Heather Yaxley is passionate about PR - teaching the CIPR qualifications, lecturing part-time at Bournemouth University and running the Motor Industry Public Affairs Association (MIPAA). I'm undertaking a PhD looking at Career Strategies in PR. I love sharing ideas and knowledge - connecting news and views by blogging on public relations and educational developments, especially relating to accelerated and active learning. I'm also a published author, qualified trainer and experienced consultant.

3 thoughts on “One in three consumers communicating online”

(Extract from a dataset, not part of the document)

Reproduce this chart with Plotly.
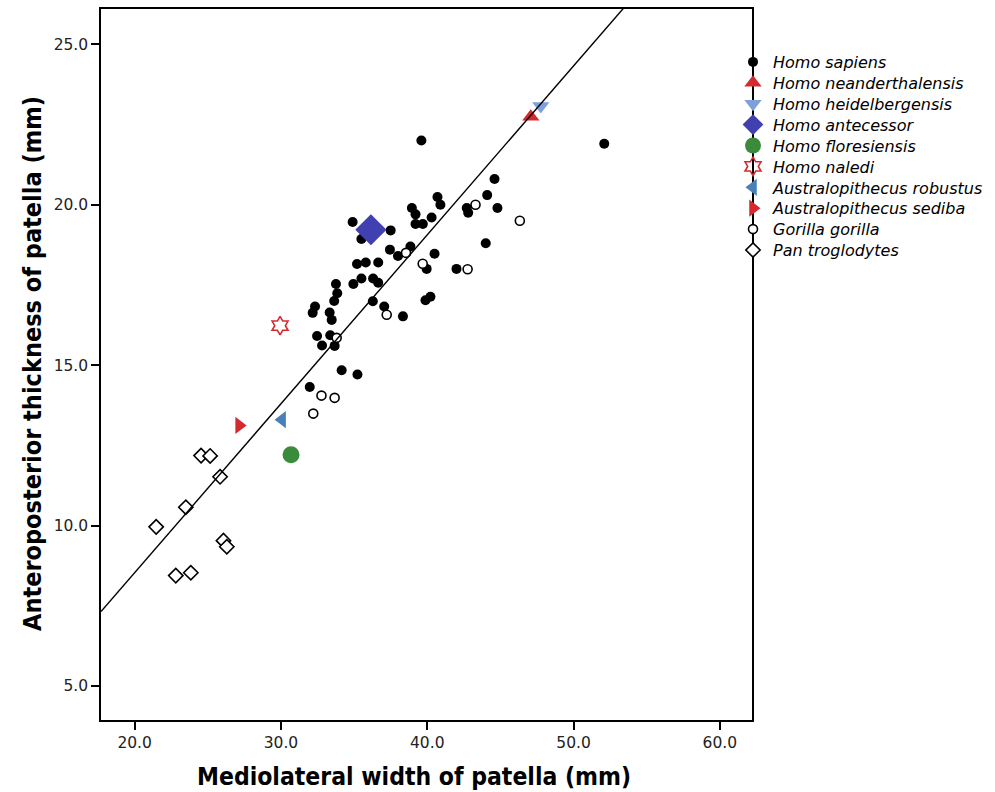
import plotly.graph_objects as go

# Patella dimensions (mm): mediolateral width (x) vs anteroposterior thickness (y)
sapiens_x = [39.6, 52.1, 44.6, 44.1, 44.8, 40.7, 40.9, 42.7, 42.8, 38.95, 39.2, 40.3, 39.2, 39.7,
             34.9, 37.5, 35.5, 44.0, 37.45, 38.0, 38.85, 40.5, 39.96, 42.0, 35.2, 35.8, 36.65,
             35.5, 36.3, 36.65, 34.95, 33.76, 33.85, 33.64, 36.28, 37.06, 38.34, 39.88, 40.22,
             32.33, 32.17, 33.33, 33.47, 32.47, 33.37, 32.81, 33.67, 34.15, 35.23, 31.97]
sapiens_y = [22.0, 21.9, 20.8, 20.3, 19.9, 20.24, 20.0, 19.9, 19.75, 19.9, 19.7, 19.6, 19.4, 19.4,
             19.46, 19.2, 18.93, 18.8, 18.6, 18.4, 18.7, 18.47, 18.0, 18.0, 18.15, 18.2, 18.2,
             17.7, 17.7, 17.57, 17.53, 17.53, 17.24, 17.0, 16.99, 16.83, 16.52, 17.02, 17.13,
             16.83, 16.63, 16.64, 16.41, 15.91, 15.93, 15.61, 15.6, 14.84, 14.71, 14.32]

gorilla_x = [43.3, 46.33, 42.76, 39.69, 38.55, 37.23, 33.81, 32.77, 33.67, 32.21]
gorilla_y = [20.0, 19.5, 17.99, 18.16, 18.5, 16.57, 15.85, 14.05, 13.98, 13.49]

pan_x = [24.54, 25.16, 25.84, 23.5, 21.47, 26.07, 26.3, 22.81, 23.84]
pan_y = [12.18, 12.17, 11.52, 10.57, 9.96, 9.53, 9.34, 8.44, 8.53]

# Single fossil specimens
fossil_names = ["Homo neanderthalensis", "Homo heidelbergensis", "Homo antecessor",
                "Homo floresiensis", "Homo naledi", "Australopithecus robustus",
                "Australopithecus sediba"]
fossil_x = [47.08, 47.76, 36.15, 30.69, 29.94, 30.08, 27.14]
fossil_y = [22.74, 23.08, 19.22, 12.21, 16.23, 13.3, 13.12]

# Least-squares fit line
fit_slope = 0.5265
fit_intercept = -2.0

x_range = [17.7, 62.2]
y_range = [3.94, 26.1]
x_ticks = [20.0, 30.0, 40.0, 50.0, 60.0]
y_ticks = [5.0, 10.0, 15.0, 20.0, 25.0]

x_title = "Mediolateral width of patella (mm)"
y_title = "Anteroposterior thickness of patella (mm)"

fossil_style = {
    "Homo neanderthalensis": dict(symbol="triangle-up", color="#d42a2f", size=15),
    "Homo heidelbergensis": dict(symbol="triangle-down", color="#7fa0dc", size=15),
    "Homo antecessor": dict(symbol="diamond", color="#4040b0", size=24),
    "Homo floresiensis": dict(symbol="circle", color="#3a8c3c", size=17),
    "Homo naledi": dict(symbol="hexagram-open", color="#d42a2f", size=14),
    "Australopithecus robustus": dict(symbol="triangle-left", color="#4a80b8", size=15),
    "Australopithecus sediba": dict(symbol="triangle-right", color="#d42a2f", size=15),
}

# Plot-area geometry in pixels (used to place legend rows and axis titles)
W, H = 995, 792
M_L, M_R, M_T, M_B = 101, 243, 9, 72
PW, PH = W - M_L - M_R, H - M_T - M_B

fig = go.Figure()

traces = []
traces.append(go.Scatter(
    x=sapiens_x, y=sapiens_y, mode="markers", name="Homo sapiens",
    marker=dict(symbol="circle", size=10, color="black"),
))
for name, fx, fy in zip(fossil_names, fossil_x, fossil_y):
    st = fossil_style[name]
    line_w = 1.6 if st["symbol"].endswith("open") else 0
    traces.append(go.Scatter(
        x=[fx], y=[fy], mode="markers", name=name,
        marker=dict(symbol=st["symbol"], size=st["size"], color=st["color"],
                    line=dict(width=line_w, color=st["color"])),
    ))
traces.append(go.Scatter(
    x=gorilla_x, y=gorilla_y, mode="markers", name="Gorilla gorilla",
    marker=dict(symbol="circle", size=9, color="white", line=dict(width=1.6, color="black")),
))
traces.append(go.Scatter(
    x=pan_x, y=pan_y, mode="markers", name="Pan troglodytes",
    marker=dict(symbol="diamond", size=11, color="white", line=dict(width=1.6, color="black")),
))

# One single-row legend per species so rows can be spaced tightly with a larger font
legend_layout = {}
row0, row_step = 62.0, 20.9
legend_left_px = 733
for i, tr in enumerate(traces):
    key = "legend" if i == 0 else f"legend{i + 1}"
    tr.legend = key
    fig.add_trace(tr)
    cy = row0 + i * row_step
    legend_layout[key] = dict(
        x=(legend_left_px - M_L) / PW, y=1 - (cy - M_T) / PH,
        xanchor="left", yanchor="middle",
        font=dict(family="DejaVu Sans", size=16, color="black", style="italic"),
        bgcolor="rgba(0,0,0,0)", borderwidth=0, itemsizing="trace",
    )

fit_x = x_range
fit_y = [fit_slope * v + fit_intercept for v in fit_x]
fig.add_trace(go.Scatter(
    x=fit_x, y=fit_y, mode="lines", showlegend=False, hoverinfo="skip",
    line=dict(color="black", width=1.4),
))

tick_font = dict(family="DejaVu Sans", size=15.5, color="#222222")
title_family = "DejaVu Sans Condensed, Liberation Sans Narrow, DejaVu Sans"
x_title_font = dict(family=title_family, size=24.5, color="black", weight="bold")
y_title_font = dict(family=title_family, size=25, color="black", weight="bold")

axis_common = dict(
    showgrid=False, zeroline=False, showline=True, linecolor="black", linewidth=1.5,
    mirror=True, ticks="outside", ticklen=8, tickwidth=1.5, tickcolor="black",
    tickfont=tick_font,
)

fig.update_layout(
    width=W, height=H,
    margin=dict(l=M_L, r=M_R, t=M_T, b=M_B, autoexpand=False),
    paper_bgcolor="white", plot_bgcolor="white",
    font=dict(family="DejaVu Sans", color="black"),
    showlegend=True,
    xaxis=dict(range=x_range, tickvals=x_ticks,
               ticktext=[f"{v:.1f}" for v in x_ticks], **axis_common),
    yaxis=dict(range=y_range, tickvals=y_ticks,
               ticktext=[f"{v:.1f}" for v in y_ticks], **axis_common),
    annotations=[
        dict(text=x_title, xref="paper", yref="paper",
             x=(414 - M_L) / PW, y=-(777 - (M_T + PH)) / PH,
             xanchor="center", yanchor="middle", showarrow=False, font=x_title_font),
        dict(text=y_title, xref="paper", yref="paper",
             x=-(M_L - 32) / PW, y=1 - (364 - M_T) / PH, textangle=-90,
             xanchor="center", yanchor="middle", showarrow=False, font=y_title_font),
    ],
    **legend_layout,
)

fig.write_html("out.html")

  1. I think the notion about control comes from people above PR. I suspect there’s many a chief exec who imagines PR is principally about controlling the media and controlling outgoing messages, in the same way that the accountant controls spending.
    Maybe the realisation that this is impossible will dawn because of the sheer volume and jelly-like nature of social media.
    It’s quite possible that social media re-writes the kind of stakeholder mapping that previously allowed PRs to label someone as of ‘low power’ and therefore capable of being ignored. Now everyone is powerful and has to be taken into account.

  2. I think this belief in control is the “myth of the rational manager” – and to an extent planning models give an illusion that you can achieve outcomes just by setting objectives and taking action which you decide upon.

    Chaos and complexity theories are interesting as they challenge this belief in linear strategies and offer a lot more potential for organisations to be flexible, develop situational approaches and refocus attention from pre-labelling stakeholders to recognising connectivity and as you say, potential power of any individual.

    I think it is an exciting opportunity for PR – if practitioners can demonstrate the virtues of engagement rather than seeking to control, manipulate or contront.